Work to do.
Take the lines from the top down to and including the one with "ax.add_patch(patch)" and repeat them exactly. Omit images.

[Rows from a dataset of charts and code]
★ ★ ★ ★ ★
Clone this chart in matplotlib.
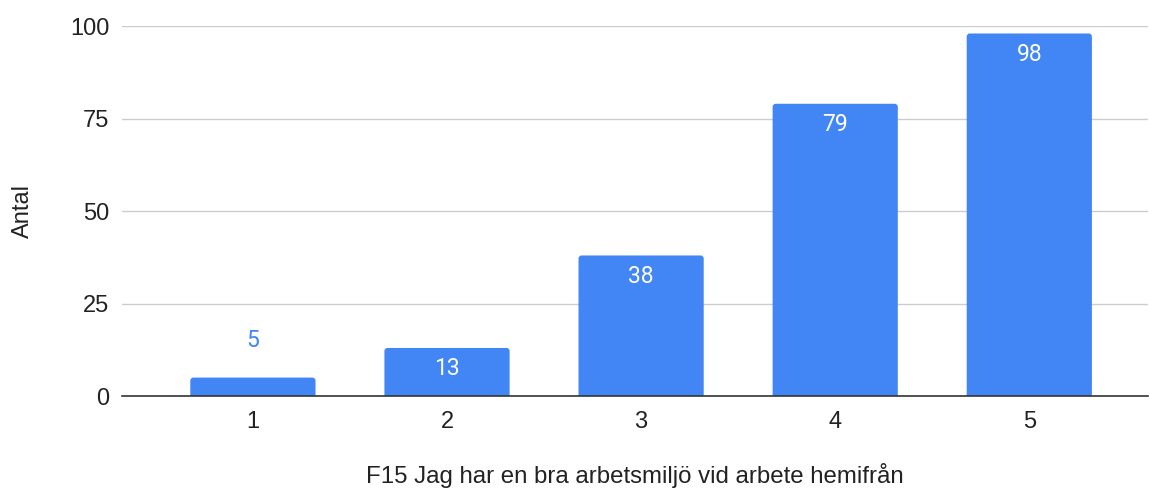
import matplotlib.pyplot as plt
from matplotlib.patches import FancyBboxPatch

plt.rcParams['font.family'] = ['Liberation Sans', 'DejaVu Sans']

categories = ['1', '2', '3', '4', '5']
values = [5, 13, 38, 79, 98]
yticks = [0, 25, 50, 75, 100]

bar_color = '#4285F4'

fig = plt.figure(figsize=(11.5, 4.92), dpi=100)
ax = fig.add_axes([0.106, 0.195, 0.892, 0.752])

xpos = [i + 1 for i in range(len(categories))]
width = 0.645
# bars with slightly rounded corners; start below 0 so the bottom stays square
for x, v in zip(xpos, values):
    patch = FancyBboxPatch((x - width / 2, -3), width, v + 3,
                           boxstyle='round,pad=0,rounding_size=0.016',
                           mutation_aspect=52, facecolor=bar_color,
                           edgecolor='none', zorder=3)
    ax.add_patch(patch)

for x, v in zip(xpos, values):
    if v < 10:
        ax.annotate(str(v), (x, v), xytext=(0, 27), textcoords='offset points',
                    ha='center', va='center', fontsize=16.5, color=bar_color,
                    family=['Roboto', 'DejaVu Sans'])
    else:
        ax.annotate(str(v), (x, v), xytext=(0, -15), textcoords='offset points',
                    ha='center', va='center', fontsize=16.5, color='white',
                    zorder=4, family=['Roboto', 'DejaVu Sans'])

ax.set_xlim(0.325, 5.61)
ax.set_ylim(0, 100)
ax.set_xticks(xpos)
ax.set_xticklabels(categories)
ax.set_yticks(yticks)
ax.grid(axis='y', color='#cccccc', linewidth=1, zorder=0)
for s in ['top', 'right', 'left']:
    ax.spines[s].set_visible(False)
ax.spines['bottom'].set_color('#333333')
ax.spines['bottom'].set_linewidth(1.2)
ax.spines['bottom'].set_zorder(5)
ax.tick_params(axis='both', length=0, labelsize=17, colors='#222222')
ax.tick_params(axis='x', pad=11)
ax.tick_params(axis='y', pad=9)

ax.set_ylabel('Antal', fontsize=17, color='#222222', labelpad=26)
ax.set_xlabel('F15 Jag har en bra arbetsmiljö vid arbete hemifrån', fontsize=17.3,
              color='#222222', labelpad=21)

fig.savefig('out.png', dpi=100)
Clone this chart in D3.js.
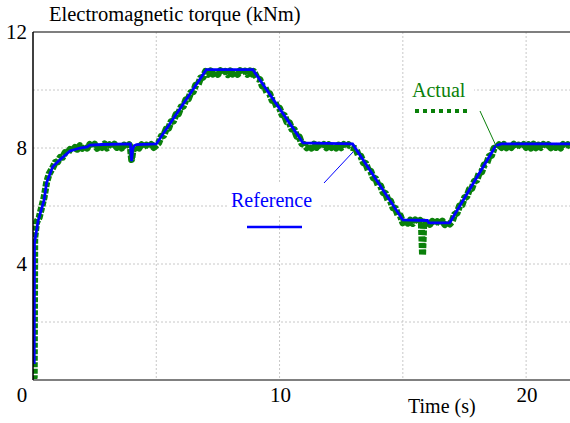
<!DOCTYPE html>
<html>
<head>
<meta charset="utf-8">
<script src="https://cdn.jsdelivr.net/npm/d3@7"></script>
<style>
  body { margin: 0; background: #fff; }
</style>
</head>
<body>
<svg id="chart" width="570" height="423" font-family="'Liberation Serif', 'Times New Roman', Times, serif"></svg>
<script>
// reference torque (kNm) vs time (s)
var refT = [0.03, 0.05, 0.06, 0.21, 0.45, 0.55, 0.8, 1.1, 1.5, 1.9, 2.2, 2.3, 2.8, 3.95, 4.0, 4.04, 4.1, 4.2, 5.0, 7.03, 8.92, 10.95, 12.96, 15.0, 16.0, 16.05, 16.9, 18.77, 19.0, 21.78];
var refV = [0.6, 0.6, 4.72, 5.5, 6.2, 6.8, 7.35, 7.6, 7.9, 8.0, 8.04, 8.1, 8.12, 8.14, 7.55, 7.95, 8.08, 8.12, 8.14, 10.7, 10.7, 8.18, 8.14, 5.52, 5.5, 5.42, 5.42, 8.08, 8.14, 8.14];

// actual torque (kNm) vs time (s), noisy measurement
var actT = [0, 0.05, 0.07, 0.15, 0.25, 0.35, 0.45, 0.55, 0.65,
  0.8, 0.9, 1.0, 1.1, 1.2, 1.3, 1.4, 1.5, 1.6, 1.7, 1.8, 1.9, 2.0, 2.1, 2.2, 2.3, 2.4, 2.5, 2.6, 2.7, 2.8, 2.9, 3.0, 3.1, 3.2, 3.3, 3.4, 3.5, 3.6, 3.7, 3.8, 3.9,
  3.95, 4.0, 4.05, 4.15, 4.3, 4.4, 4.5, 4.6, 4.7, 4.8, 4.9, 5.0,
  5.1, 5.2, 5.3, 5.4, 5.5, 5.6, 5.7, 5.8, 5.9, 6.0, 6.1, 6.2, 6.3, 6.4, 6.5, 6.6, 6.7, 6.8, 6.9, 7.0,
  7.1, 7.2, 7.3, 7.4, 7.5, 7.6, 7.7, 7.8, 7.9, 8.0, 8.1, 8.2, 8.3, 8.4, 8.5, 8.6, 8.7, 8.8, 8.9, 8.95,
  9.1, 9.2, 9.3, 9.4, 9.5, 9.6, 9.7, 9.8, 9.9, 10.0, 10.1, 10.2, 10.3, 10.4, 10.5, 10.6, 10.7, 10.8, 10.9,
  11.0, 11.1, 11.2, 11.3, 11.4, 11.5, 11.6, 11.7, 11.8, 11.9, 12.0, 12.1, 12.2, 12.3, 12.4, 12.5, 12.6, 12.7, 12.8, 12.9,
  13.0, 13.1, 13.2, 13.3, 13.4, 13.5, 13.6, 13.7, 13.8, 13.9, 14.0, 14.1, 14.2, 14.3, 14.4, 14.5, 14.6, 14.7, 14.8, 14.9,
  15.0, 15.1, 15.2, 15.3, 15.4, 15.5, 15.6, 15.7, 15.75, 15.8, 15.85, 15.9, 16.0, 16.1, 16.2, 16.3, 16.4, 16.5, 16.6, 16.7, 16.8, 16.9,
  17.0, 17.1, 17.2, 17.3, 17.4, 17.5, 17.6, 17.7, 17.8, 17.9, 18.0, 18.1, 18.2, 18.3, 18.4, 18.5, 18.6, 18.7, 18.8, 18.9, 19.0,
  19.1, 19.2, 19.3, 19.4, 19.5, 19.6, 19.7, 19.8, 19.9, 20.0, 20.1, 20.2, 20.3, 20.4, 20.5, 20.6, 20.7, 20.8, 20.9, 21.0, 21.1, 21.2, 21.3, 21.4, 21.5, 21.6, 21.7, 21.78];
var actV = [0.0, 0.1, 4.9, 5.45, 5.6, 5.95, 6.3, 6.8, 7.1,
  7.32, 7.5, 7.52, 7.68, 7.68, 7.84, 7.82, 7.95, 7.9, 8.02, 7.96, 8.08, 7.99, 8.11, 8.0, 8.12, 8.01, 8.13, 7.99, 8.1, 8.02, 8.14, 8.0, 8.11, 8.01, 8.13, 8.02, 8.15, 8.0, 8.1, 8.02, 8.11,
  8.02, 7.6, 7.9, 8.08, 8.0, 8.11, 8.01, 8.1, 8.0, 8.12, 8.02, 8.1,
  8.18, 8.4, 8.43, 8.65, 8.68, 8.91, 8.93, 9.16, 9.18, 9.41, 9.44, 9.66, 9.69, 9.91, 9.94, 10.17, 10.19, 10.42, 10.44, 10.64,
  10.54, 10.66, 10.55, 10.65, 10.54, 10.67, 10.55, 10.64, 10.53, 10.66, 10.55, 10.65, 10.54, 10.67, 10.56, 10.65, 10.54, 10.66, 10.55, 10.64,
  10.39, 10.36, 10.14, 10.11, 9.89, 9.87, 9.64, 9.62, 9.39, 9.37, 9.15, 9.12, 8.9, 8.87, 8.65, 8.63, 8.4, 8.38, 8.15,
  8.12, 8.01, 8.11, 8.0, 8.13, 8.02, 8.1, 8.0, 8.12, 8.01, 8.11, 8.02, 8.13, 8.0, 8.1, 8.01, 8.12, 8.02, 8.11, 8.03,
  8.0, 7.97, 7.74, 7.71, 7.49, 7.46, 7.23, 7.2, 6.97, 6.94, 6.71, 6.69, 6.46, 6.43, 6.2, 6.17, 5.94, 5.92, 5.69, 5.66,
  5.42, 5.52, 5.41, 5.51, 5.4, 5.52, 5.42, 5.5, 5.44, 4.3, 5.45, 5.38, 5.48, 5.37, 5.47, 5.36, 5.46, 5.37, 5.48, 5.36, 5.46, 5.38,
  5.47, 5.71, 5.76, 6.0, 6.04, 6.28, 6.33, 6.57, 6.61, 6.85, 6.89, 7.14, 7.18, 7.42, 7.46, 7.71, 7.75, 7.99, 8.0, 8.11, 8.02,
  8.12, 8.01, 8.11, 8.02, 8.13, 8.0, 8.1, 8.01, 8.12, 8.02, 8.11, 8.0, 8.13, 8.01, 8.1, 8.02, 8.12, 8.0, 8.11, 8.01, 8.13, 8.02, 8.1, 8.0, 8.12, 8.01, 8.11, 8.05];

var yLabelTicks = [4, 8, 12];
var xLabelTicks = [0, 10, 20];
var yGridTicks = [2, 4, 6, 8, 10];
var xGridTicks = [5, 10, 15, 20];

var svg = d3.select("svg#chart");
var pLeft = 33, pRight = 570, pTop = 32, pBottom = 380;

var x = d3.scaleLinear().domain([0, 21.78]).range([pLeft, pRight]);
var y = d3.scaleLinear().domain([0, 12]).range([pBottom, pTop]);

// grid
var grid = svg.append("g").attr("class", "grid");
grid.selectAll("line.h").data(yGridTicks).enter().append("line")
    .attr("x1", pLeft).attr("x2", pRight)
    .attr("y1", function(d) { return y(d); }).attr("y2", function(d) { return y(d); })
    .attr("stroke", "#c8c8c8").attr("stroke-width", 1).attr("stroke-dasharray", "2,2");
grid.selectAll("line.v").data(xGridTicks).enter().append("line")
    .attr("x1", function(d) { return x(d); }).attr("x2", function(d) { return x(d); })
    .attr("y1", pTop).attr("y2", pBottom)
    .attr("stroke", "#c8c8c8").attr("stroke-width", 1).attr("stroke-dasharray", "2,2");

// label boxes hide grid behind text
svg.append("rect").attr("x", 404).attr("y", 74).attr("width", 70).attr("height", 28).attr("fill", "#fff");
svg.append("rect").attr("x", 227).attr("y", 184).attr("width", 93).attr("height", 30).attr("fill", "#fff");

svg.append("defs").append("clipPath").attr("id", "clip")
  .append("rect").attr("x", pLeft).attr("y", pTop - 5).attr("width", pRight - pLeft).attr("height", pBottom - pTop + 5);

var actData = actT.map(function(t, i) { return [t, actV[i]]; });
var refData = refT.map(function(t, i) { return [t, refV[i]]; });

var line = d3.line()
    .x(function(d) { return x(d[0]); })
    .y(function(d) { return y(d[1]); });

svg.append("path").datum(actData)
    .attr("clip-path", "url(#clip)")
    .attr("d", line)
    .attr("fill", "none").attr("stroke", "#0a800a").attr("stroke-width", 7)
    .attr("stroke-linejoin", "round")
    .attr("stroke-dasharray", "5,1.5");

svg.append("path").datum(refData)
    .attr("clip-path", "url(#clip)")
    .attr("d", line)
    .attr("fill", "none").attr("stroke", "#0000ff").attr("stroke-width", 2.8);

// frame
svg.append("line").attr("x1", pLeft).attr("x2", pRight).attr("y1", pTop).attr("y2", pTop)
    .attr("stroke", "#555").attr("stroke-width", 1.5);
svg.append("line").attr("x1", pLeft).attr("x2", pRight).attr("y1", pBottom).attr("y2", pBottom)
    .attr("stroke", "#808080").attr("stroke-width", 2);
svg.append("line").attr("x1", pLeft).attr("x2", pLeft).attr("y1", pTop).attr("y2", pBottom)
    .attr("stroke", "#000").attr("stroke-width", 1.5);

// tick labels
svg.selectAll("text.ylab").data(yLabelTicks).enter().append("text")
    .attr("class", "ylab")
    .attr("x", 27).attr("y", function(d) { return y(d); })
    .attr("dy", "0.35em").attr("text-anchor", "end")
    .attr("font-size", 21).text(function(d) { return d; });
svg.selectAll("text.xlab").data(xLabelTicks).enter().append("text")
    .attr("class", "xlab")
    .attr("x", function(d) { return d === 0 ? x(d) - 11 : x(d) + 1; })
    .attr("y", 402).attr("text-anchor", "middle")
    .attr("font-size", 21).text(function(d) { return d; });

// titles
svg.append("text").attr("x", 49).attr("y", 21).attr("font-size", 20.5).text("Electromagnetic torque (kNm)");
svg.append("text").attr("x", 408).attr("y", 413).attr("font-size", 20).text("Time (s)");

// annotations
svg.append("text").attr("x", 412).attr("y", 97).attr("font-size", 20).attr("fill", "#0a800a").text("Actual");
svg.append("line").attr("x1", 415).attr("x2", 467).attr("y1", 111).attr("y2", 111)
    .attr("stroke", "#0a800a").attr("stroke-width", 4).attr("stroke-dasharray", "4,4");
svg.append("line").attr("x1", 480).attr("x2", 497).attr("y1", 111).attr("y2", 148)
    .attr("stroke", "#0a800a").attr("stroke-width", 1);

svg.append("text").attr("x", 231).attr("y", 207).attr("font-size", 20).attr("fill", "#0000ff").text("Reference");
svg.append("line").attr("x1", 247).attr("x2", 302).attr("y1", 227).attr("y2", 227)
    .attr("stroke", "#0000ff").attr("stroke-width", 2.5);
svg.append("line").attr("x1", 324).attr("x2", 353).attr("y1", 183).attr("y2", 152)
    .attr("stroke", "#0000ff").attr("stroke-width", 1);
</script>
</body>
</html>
★ ★ ★ ★ ★
Answer to the problem.
Clone this chart in matplotlib.
import matplotlib.pyplot as plt
from matplotlib.patches import FancyBboxPatch

plt.rcParams['font.family'] = ['Liberation Sans', 'DejaVu Sans']

categories = ['1', '2', '3', '4', '5']
values = [5, 13, 38, 79, 98]
yticks = [0, 25, 50, 75, 100]

bar_color = '#4285F4'

fig = plt.figure(figsize=(11.5, 4.92), dpi=100)
ax = fig.add_axes([0.106, 0.195, 0.892, 0.752])

xpos = [i + 1 for i in range(len(categories))]
width = 0.645
# bars with slightly rounded corners; start below 0 so the bottom stays square
for x, v in zip(xpos, values):
    patch = FancyBboxPatch((x - width / 2, -3), width, v + 3,
                           boxstyle='round,pad=0,rounding_size=0.016',
                           mutation_aspect=52, facecolor=bar_color,
                           edgecolor='none', zorder=3)
    ax.add_patch(patch)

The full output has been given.